[What is needed] Every line that includes the word "this" is to be listed.

[Input rows]
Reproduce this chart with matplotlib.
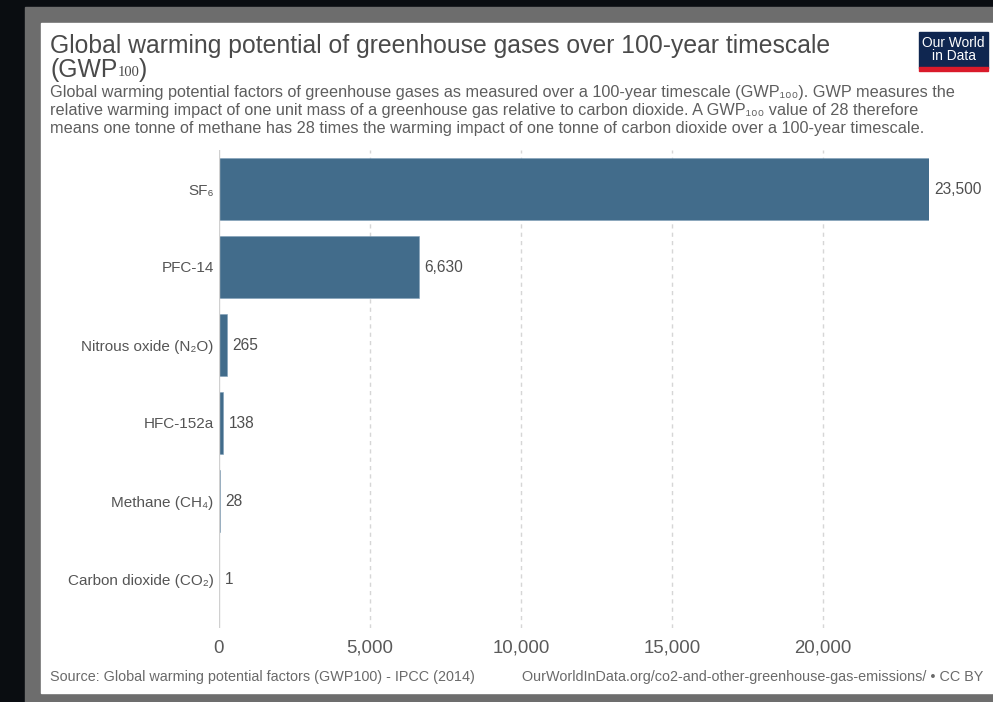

...

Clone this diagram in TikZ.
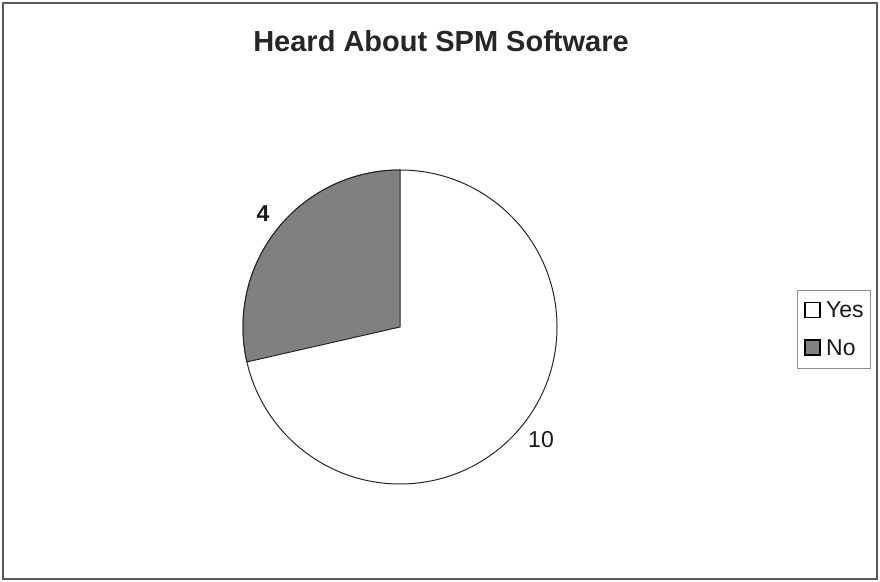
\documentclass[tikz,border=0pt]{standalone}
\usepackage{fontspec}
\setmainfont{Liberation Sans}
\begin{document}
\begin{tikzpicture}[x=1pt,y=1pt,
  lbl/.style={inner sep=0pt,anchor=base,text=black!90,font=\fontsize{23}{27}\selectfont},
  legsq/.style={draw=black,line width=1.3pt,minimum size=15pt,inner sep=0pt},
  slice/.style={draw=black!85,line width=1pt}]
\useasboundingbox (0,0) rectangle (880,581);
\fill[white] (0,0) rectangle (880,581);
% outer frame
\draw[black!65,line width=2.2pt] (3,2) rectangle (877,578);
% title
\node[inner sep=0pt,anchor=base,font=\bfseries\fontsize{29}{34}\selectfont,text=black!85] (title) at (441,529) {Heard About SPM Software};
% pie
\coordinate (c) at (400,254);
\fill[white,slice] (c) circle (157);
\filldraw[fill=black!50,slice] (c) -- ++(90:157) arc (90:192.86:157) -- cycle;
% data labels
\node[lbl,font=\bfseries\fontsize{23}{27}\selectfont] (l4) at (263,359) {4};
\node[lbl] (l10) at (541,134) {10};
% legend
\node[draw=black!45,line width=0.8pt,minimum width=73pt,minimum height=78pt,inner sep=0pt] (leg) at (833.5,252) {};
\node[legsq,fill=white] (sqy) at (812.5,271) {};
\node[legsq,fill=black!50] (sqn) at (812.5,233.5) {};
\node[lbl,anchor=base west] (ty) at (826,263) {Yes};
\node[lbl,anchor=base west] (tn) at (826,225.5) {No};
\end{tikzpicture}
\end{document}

[Written response]
Reproduce this chart with matplotlib.
Clone this diagram in TikZ.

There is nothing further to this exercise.